**Excerpted data:**
▼
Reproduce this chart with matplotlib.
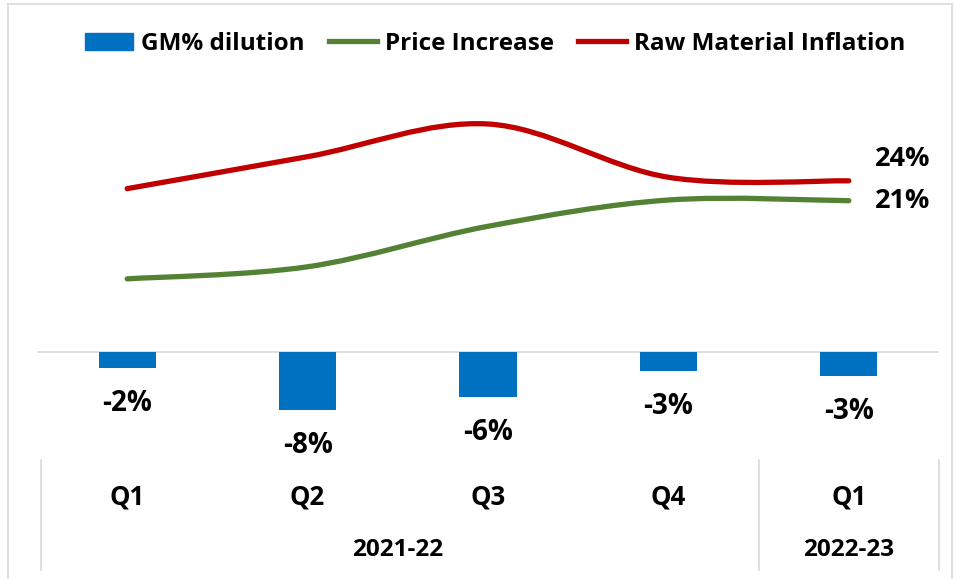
import numpy as np
import matplotlib.pyplot as plt
from matplotlib.path import Path
from matplotlib.patches import PathPatch, Patch
from matplotlib.lines import Line2D

plt.rcParams['font.family'] = ['Open Sans', 'DejaVu Sans']
plt.rcParams['font.weight'] = 'bold'

# данные
quarters = ['Q1', 'Q2', 'Q3', 'Q4', 'Q1']
years = ['2021-22', '2022-23']
year_span = [(0, 3), (4, 4)]
gm_dilution = [-2.3, -8.2, -6.3, -2.7, -3.4]
price_increase = [10.3, 12.0, 17.7, 21.4, 21.3]
raw_material = [23.0, 27.5, 32.1, 24.6, 24.1]

BLUE = '#0070C0'
GREEN = '#548235'
RED = '#C00000'
GRID = '#D9D9D9'


# сглаженная линия как в Excel (кривые Безье через точки)
def smooth_path(x, y):
    x = np.asarray(x, float)
    y = np.asarray(y, float)
    px = np.r_[x[0], x, x[-1]]
    py = np.r_[y[0], y, y[-1]]
    verts = [(x[0], y[0])]
    codes = [Path.MOVETO]
    for i in range(1, len(x)):
        c1 = (px[i] + (px[i + 1] - px[i - 1]) / 6, py[i] + (py[i + 1] - py[i - 1]) / 6)
        c2 = (px[i + 1] - (px[i + 2] - px[i]) / 6, py[i + 1] - (py[i + 2] - py[i]) / 6)
        verts += [c1, c2, (x[i], y[i])]
        codes += [Path.CURVE4] * 3
    return Path(verts, codes)


fig = plt.figure(figsize=(9.55, 5.79), dpi=100)
ax = fig.add_axes([37 / 955, 1 - 460 / 579, 902 / 955, 390 / 579])
ax.set_xlim(-0.5, 4.5)
ax.set_ylim(-15.2, 39.7)
ax.axis('off')

x = np.arange(len(quarters))
ax.bar(x, gm_dilution, width=0.316, color=BLUE, zorder=2)
ax.axhline(0, color=GRID, lw=1.2, zorder=1)

for xi, v in zip(x, gm_dilution):
    ax.annotate(f'{v:.0f}%', (xi, v), xytext=(0, -25.5), textcoords='offset points',
                ha='center', va='center', fontsize=20, fontweight='bold')

ax.add_patch(PathPatch(smooth_path(x, price_increase), fill=False, ec=GREEN, lw=3.8,
                       capstyle='round', zorder=3))
ax.add_patch(PathPatch(smooth_path(x, raw_material), fill=False, ec=RED, lw=3.8,
                       capstyle='round', zorder=3))

ax.annotate(f'{raw_material[-1]:.0f}%', (x[-1], raw_material[-1]), xytext=(18.5, 15.5),
            textcoords='offset points', ha='left', va='center', fontsize=19.5, fontweight='bold')
ax.annotate(f'{price_increase[-1]:.0f}%', (x[-1], price_increase[-1]), xytext=(18.5, 0),
            textcoords='offset points', ha='left', va='center', fontsize=19.5, fontweight='bold')

# ось категорий
tr = ax.get_xaxis_transform()
for xi, q in zip(x, quarters):
    ax.text(xi, -0.096, q, transform=tr, ha='center', va='center', fontsize=18.5, fontweight='bold')
for name, (a, b) in zip(years, year_span):
    ax.text((a + b) / 2, -0.232, name, transform=tr, ha='center', va='center',
            fontsize=17.5, fontweight='bold')
for xs in [-0.48, 3.5, 4.5]:
    ax.plot([xs, xs], [0, -0.283], transform=tr, color=GRID, lw=1.2, clip_on=False)

# рамка
fig.add_artist(Line2D([8 / 955, 8 / 955], [0, 1 - 4 / 579], color=GRID, lw=1.2))
fig.add_artist(Line2D([8 / 955, 952 / 955], [1 - 4 / 579, 1 - 4 / 579], color=GRID, lw=1.2))
fig.add_artist(Line2D([952 / 955, 952 / 955], [0, 1 - 4 / 579], color=GRID, lw=1.2))

handles = [Patch(color=BLUE), Line2D([], [], color=GREEN, lw=3.8),
           Line2D([], [], color=RED, lw=3.8)]
labels = ['GM% dilution', 'Price Increase', 'Raw Material Inflation']
fig.legend(handles, labels, loc='center', bbox_to_anchor=(495 / 955, 1 - 44 / 579), ncol=3,
           frameon=False, handlelength=2.0, handletextpad=0.3,
           columnspacing=1.0, prop={'weight': 'bold', 'size': 17.5})

fig.savefig('out.png', dpi=100)
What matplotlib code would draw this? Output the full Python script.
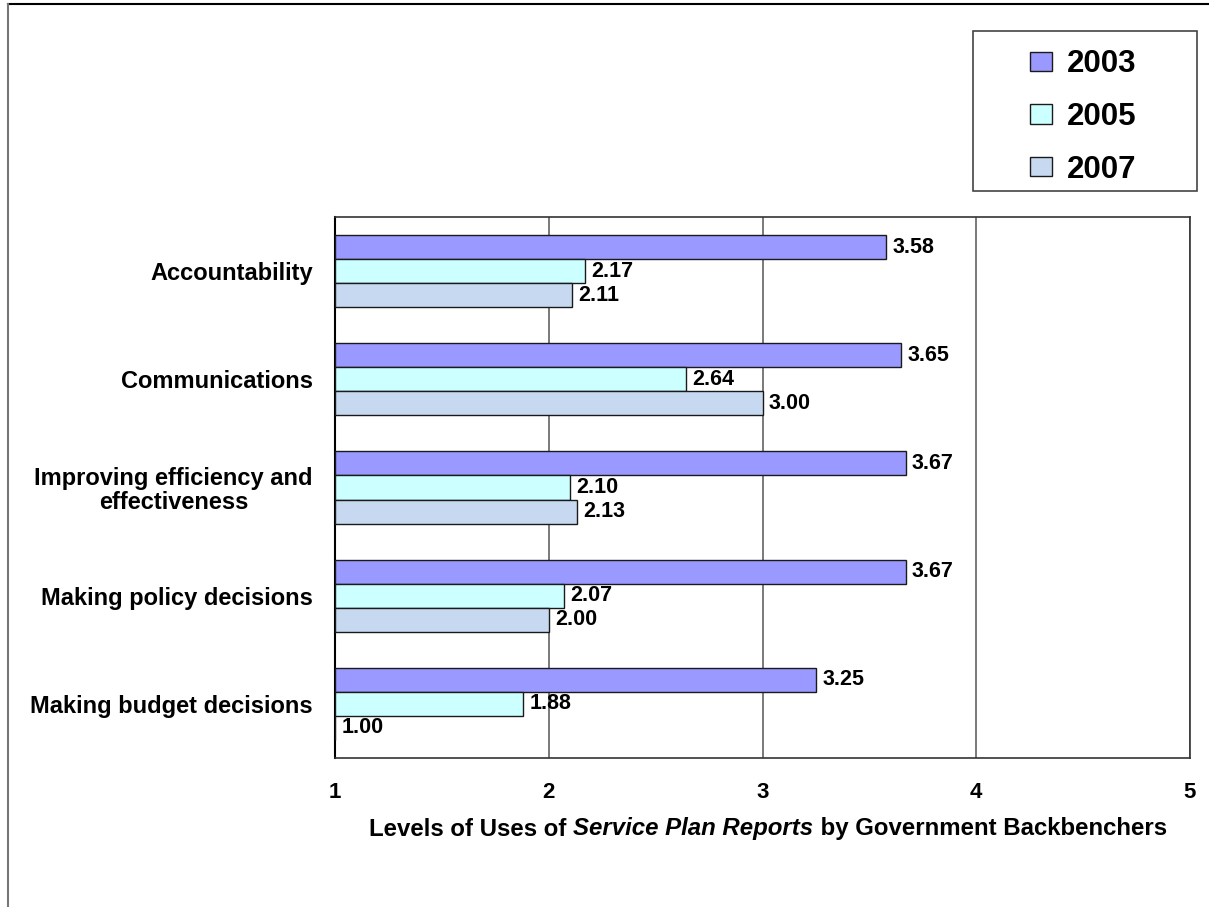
import matplotlib
matplotlib.use('Agg')
import matplotlib.pyplot as plt
from matplotlib.lines import Line2D
from matplotlib.patches import Rectangle
import numpy as np

plt.rcParams['font.family'] = ['Liberation Sans', 'DejaVu Sans']
plt.rcParams['font.weight'] = 'bold'

# survey purposes, top to bottom
uses = ['Accountability', 'Communications', 'Improving efficiency and\neffectiveness',
        'Making policy decisions', 'Making budget decisions']
years = ['2003', '2005', '2007']
score_2003 = [3.58, 3.65, 3.67, 3.67, 3.25]
score_2005 = [2.17, 2.64, 2.10, 2.07, 1.88]
score_2007 = [2.11, 3.00, 2.13, 2.00, 1.00]
colours = ['#9999FF', '#CCFFFF', '#C6D9F0']
x_ticks = [1, 2, 3, 4, 5]

W, H = 1209, 907
fig = plt.figure(figsize=(W / 100, H / 100), dpi=100)
ax = fig.add_axes([335 / W, 1 - 758 / H, (1190 - 335) / W, (758 - 217) / H])

base = 1.0
bar_h = 0.222
pos = np.arange(len(uses))
series = [score_2003, score_2005, score_2007]
handles = []
for k, (vals, col, yr) in enumerate(zip(series, colours, years)):
    ypos = pos - bar_h + k * bar_h
    widths = [v - base for v in vals]
    b = ax.barh(ypos, widths, height=bar_h, left=base, color=col,
                edgecolor='#1a1a1a', linewidth=1.0, label=yr, zorder=3)
    handles.append(b)
    for y, v in zip(ypos, vals):
        ax.annotate('%.2f' % v, (v, y), xytext=(4.5, 0), textcoords='offset points',
                    ha='left', va='center', fontsize=15.5, fontweight='bold', zorder=4)

ax.set_xlim(1, 5)
ax.set_ylim(len(uses) - 0.5, -0.5)
ax.set_xticks(x_ticks)
ax.set_xticklabels([str(t) for t in x_ticks], fontsize=16, fontweight='bold')
ax.tick_params(axis='x', length=0, pad=17.5)
ax.set_yticks(pos)
ax.set_yticklabels(uses, fontsize=17, fontweight='bold', multialignment='center',
                   linespacing=1.05)
ax.tick_params(axis='y', length=0, pad=16)
ax.grid(axis='x', color='#555555', linewidth=1.1, zorder=0)
for s in ax.spines.values():
    s.set_color('#333333')
    s.set_linewidth(1.2)
ax.spines['left'].set_color('black')
ax.spines['left'].set_linewidth(1.5)

# x-axis title with the italic report name in the middle
parts = [('Levels of Uses of ', 'normal'), ('Service Plan Reports', 'italic'),
         (' by Government Backbenchers', 'normal')]
renderer = fig.canvas.get_renderer()
texts = []
for txt, style in parts:
    t = fig.text(0, 1 - 829 / H, txt, fontsize=17.3, fontweight='bold', style=style,
                 ha='left', va='center')
    texts.append(t)
widths = [t.get_window_extent(renderer).width for t in texts]
x0 = 768 - sum(widths) / 2
for t, w in zip(texts, widths):
    t.set_x(x0 / W)
    x0 += w

# legend: entries without frame, box drawn separately
leg = fig.legend(handles=handles, labels=years, loc='center',
                 bbox_to_anchor=(1083 / W, 1 - 117 / H),
                 fontsize=22.5, frameon=False,
                 handlelength=0.72, handleheight=0.6, handletextpad=0.45,
                 labelspacing=0.72, borderpad=0, borderaxespad=0)
for txt in leg.get_texts():
    txt.set_fontweight('bold')
fig.add_artist(Rectangle((973 / W, 1 - 191 / H), (1197 - 973) / W, (191 - 31) / H,
                         transform=fig.transFigure, fill=False,
                         edgecolor='#444444', linewidth=1.2))

# outer frame: top and left edges
fig.add_artist(Line2D([8 / W, 1], [1 - 4 / H, 1 - 4 / H], color='black',
                      linewidth=1.5, transform=fig.transFigure))
fig.add_artist(Line2D([8 / W, 8 / W], [0, 1 - 4 / H], color='#777777',
                      linewidth=1.5, transform=fig.transFigure))

fig.savefig('out.png', dpi=100)
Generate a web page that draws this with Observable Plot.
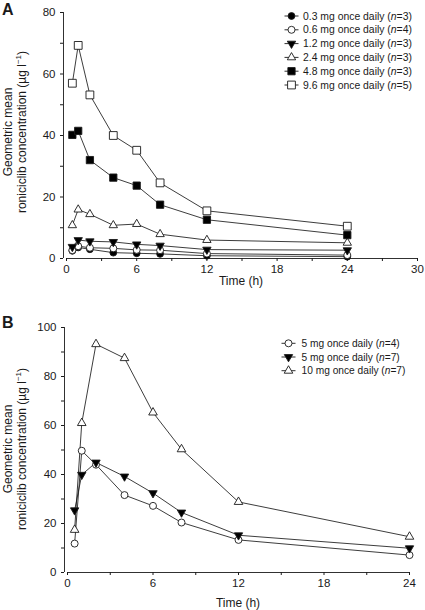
<!DOCTYPE html>
<html>
<head>
<meta charset="utf-8">
<script src="https://cdn.jsdelivr.net/npm/d3@7"></script>
<script src="https://cdn.jsdelivr.net/npm/@observablehq/plot@0.6"></script>
<style>
  html, body { margin: 0; padding: 0; background: #fff; }
  #wrap { width: 425px; height: 610px; position: relative; overflow: hidden; }
  #wrap svg { display: block; }
</style>
</head>
<body>
<div id="wrap"></div>
<script>
// ---------- Data ----------
const timesA = [0.5, 1, 2, 4, 6, 8, 12, 24];
const doseLabelsA = ["0.3 mg once daily", "0.6 mg once daily", "1.2 mg once daily",
                     "2.4 mg once daily", "4.8 mg once daily", "9.6 mg once daily"];
const nA = [3, 4, 3, 3, 3, 5];
const concA_0_3 = [2.5, 3.6, 3.0, 1.9, 1.7, 1.5, 0.9, 0.6];
const concA_0_6 = [2.7, 4.0, 3.5, 3.3, 2.8, 2.7, 1.6, 1.1];
const concA_1_2 = [3.8, 6.0, 5.6, 5.4, 4.6, 4.2, 2.9, 2.7];
const concA_2_4 = [10.8, 15.9, 14.4, 10.8, 11.2, 7.9, 6.0, 5.1];
const concA_4_8 = [40.2, 41.5, 32.0, 26.3, 23.7, 17.5, 12.6, 7.6];
const concA_9_6 = [57.0, 69.3, 53.2, 40.0, 35.2, 24.6, 15.5, 10.5];

const timesB = [0.5, 1, 2, 4, 6, 8, 12, 24];
const doseLabelsB = ["5 mg once daily", "5 mg once daily", "10 mg once daily"];
const nB = [4, 7, 7];
const concB_5_n4 = [11.8, 49.7, 44.0, 31.6, 27.2, 20.4, 13.3, 7.1];
const concB_5_n7 = [25.4, 39.9, 44.9, 39.2, 32.4, 24.5, 15.2, 9.9];
const concB_10_n7 = [17.4, 61.0, 93.2, 87.5, 65.3, 50.3, 28.8, 14.6];

const xTicksA = [0, 3, 6, 9, 12, 15, 18, 21, 24, 27, 30];
const yTicksA = [0, 10, 20, 30, 40, 50, 60, 70, 80];
const xTicksB = [0, 3, 6, 9, 12, 15, 18, 21, 24];
const yTicksB = [0, 10, 20, 30, 40, 50, 60, 70, 80, 90, 100];

// ---------- Symbols ----------
const sqrt3 = Math.sqrt(3);
const triangleDown = {
  draw(context, size) {
    const y = -Math.sqrt(size / (sqrt3 * 3));
    context.moveTo(0, -y * 2);
    context.lineTo(-sqrt3 * y, y);
    context.lineTo(sqrt3 * y, y);
    context.closePath();
  }
};
const S = {
  circle: d3.symbolCircle, triangleUp: d3.symbolTriangle, triangleDown, square: d3.symbolSquare
};

const stylesA = [
  {sym: S.circle, fill: "black", r: 3.4},
  {sym: S.circle, fill: "white", r: 3.5},
  {sym: S.triangleDown, fill: "black", r: 3.1},
  {sym: S.triangleUp, fill: "white", r: 3.1},
  {sym: S.square, fill: "black", r: 4.1},
  {sym: S.square, fill: "white", r: 4.4}
];
const stylesB = [
  {sym: S.circle, fill: "white", r: 3.5},
  {sym: S.triangleDown, fill: "black", r: 3.1},
  {sym: S.triangleUp, fill: "white", r: 3.2}
];

const seriesA = [concA_0_3, concA_0_6, concA_1_2, concA_2_4, concA_4_8, concA_9_6];
const seriesB = [concB_5_n4, concB_5_n7, concB_10_n7];

const rowsA = seriesA.map((vals, i) => vals.map((v, j) => ({t: timesA[j], c: v, s: i})));
const rowsB = seriesB.map((vals, i) => vals.map((v, j) => ({t: timesB[j], c: v, s: i})));

const FONT = "'Liberation Sans', Arial, Helvetica, sans-serif";
const INK = "#1a1a1a";

function seriesMarks(rows, styles) {
  const marks = [];
  rows.forEach((r, i) => {
    marks.push(Plot.line(r, {x: "t", y: "c", stroke: INK, strokeWidth: 0.85}));
  });
  rows.forEach((r, i) => {
    marks.push(Plot.dot(r, {x: "t", y: "c", symbol: styles[i].sym, r: styles[i].r,
      fill: styles[i].fill, stroke: INK, strokeWidth: 0.9}));
  });
  return marks;
}

function makePanel(cfg) {
  return Plot.plot({
    width: 425, height: cfg.height,
    marginLeft: cfg.ml, marginRight: cfg.mr, marginTop: cfg.mt, marginBottom: cfg.mb,
    style: {fontFamily: FONT, fontSize: "11.5px", color: INK, background: "white", overflow: "visible"},
    x: {domain: cfg.xDomain},
    y: {domain: cfg.yDomain},
    marks: [
      Plot.ruleY([0], {stroke: INK, strokeWidth: 0.9}),
      Plot.ruleX([0], {stroke: INK, strokeWidth: 0.9, dx: -3}),
      Plot.axisX({ticks: cfg.xTicks, tickFormat: d => d % 6 === 0 ? String(d) : "",
        tickSize: 3, tickPadding: 3, label: null, stroke: INK, fill: INK}),
      Plot.axisY({ticks: cfg.yTicks, tickFormat: d => d % 20 === 0 ? String(d) : "",
        tickSize: 3, tickPadding: 5, dx: -3, label: null, stroke: INK, fill: INK}),
      ...seriesMarks(cfg.rows, cfg.styles)
    ]
  });
}

function decorate(svgNode, cfg) {
  const svg = d3.select(svgNode);
  // panel letter
  svg.append("text").attr("x", 2).attr("y", cfg.letterY).attr("text-anchor", "start")
    .attr("font-family", FONT).attr("font-weight", "bold").attr("font-size", 16)
    .attr("fill", INK).text(cfg.letter);
  // x axis title
  svg.append("text").attr("x", cfg.xLabelX).attr("y", cfg.xLabelY)
    .attr("text-anchor", "middle").attr("font-family", FONT).attr("font-size", 12)
    .attr("fill", INK).text("Time (h)");
  // y axis title (two lines)
  const yl = svg.append("g").attr("transform", `translate(0,${cfg.yLabelC}) rotate(-90)`)
    .attr("font-family", FONT).attr("font-size", 12).attr("fill", INK).attr("text-anchor", "middle");
  yl.append("text").attr("x", 0).attr("y", 11.5).text("Geometric mean");
  const t2 = yl.append("text").attr("x", 0).attr("y", 26);
  t2.append("tspan").text("roniciclib concentration (µg l");
  t2.append("tspan").attr("font-size", 8).attr("dy", -5).text("−1");
  t2.append("tspan").attr("dy", 5).text(")");
  // legend
  const lg = svg.append("g").attr("font-family", FONT).attr("font-size", cfg.legFont)
    .attr("fill", INK).attr("text-anchor", "start");
  cfg.labels.forEach((lab, i) => {
    const g = lg.append("g").attr("transform", `translate(${cfg.legX},${cfg.legY + i * cfg.legStep})`);
    g.append("line").attr("x1", -7).attr("x2", 7).attr("y1", 0).attr("y2", 0)
      .attr("stroke", INK).attr("stroke-width", 0.9);
    const st = cfg.styles[i];
    g.append("path").attr("d", d3.symbol(st.sym, st.r * st.r * Math.PI)())
      .attr("fill", st.fill).attr("stroke", INK).attr("stroke-width", 0.9);
    const tx = g.append("text").attr("x", cfg.legTextDx).attr("y", 0).attr("dy", "0.35em");
    tx.append("tspan").text(lab + " (");
    tx.append("tspan").attr("font-style", "italic").text("n");
    tx.append("tspan").text("=" + cfg.ns[i] + ")");
  });
}

const wrap = document.getElementById("wrap");

const cfgA = {
  height: 300, ml: 66, mr: 8, mt: 12, mb: 42,
  xDomain: [0, 30], yDomain: [0, 80], xTicks: xTicksA, yTicks: yTicksA,
  rows: rowsA, styles: stylesA,
  letter: "A", letterY: 15, xLabelX: 241, xLabelY: 285, yLabelC: 132,
  labels: doseLabelsA, ns: nA, legX: 291.5, legY: 16, legStep: 13.8, legTextDx: 11.5, legFont: 10.4
};
const cfgB = {
  height: 310, ml: 67, mr: 16, mt: 27, mb: 38,
  xDomain: [0, 24], yDomain: [0, 100], xTicks: xTicksB, yTicks: yTicksB,
  rows: rowsB, styles: stylesB,
  letter: "B", letterY: 28, xLabelX: 238, xLabelY: 307, yLabelC: 449 - 300,
  labels: doseLabelsB, ns: nB, legX: 288.5, legY: 43.3, legStep: 13.7, legTextDx: 13, legFont: 10.2
};

const pA = makePanel(cfgA);
wrap.appendChild(pA);
decorate(pA, cfgA);
const pB = makePanel(cfgB);
wrap.appendChild(pB);
decorate(pB, cfgB);
</script>
</body>
</html>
▲
Transcribe exactly, with no pictures, the lines running from the first line of the material through the line holding "return Path(verts, codes)".

**The response:**
Reproduce this chart with matplotlib.
import numpy as np
import matplotlib.pyplot as plt
from matplotlib.path import Path
from matplotlib.patches import PathPatch, Patch
from matplotlib.lines import Line2D

plt.rcParams['font.family'] = ['Open Sans', 'DejaVu Sans']
plt.rcParams['font.weight'] = 'bold'

# данные
quarters = ['Q1', 'Q2', 'Q3', 'Q4', 'Q1']
years = ['2021-22', '2022-23']
year_span = [(0, 3), (4, 4)]
gm_dilution = [-2.3, -8.2, -6.3, -2.7, -3.4]
price_increase = [10.3, 12.0, 17.7, 21.4, 21.3]
raw_material = [23.0, 27.5, 32.1, 24.6, 24.1]

BLUE = '#0070C0'
GREEN = '#548235'
RED = '#C00000'
GRID = '#D9D9D9'


# сглаженная линия как в Excel (кривые Безье через точки)
def smooth_path(x, y):
    x = np.asarray(x, float)
    y = np.asarray(y, float)
    px = np.r_[x[0], x, x[-1]]
    py = np.r_[y[0], y, y[-1]]
    verts = [(x[0], y[0])]
    codes = [Path.MOVETO]
    for i in range(1, len(x)):
        c1 = (px[i] + (px[i + 1] - px[i - 1]) / 6, py[i] + (py[i + 1] - py[i - 1]) / 6)
        c2 = (px[i + 1] - (px[i + 2] - px[i]) / 6, py[i + 1] - (py[i + 2] - py[i]) / 6)
        verts += [c1, c2, (x[i], y[i])]
        codes += [Path.CURVE4] * 3
    return Path(verts, codes)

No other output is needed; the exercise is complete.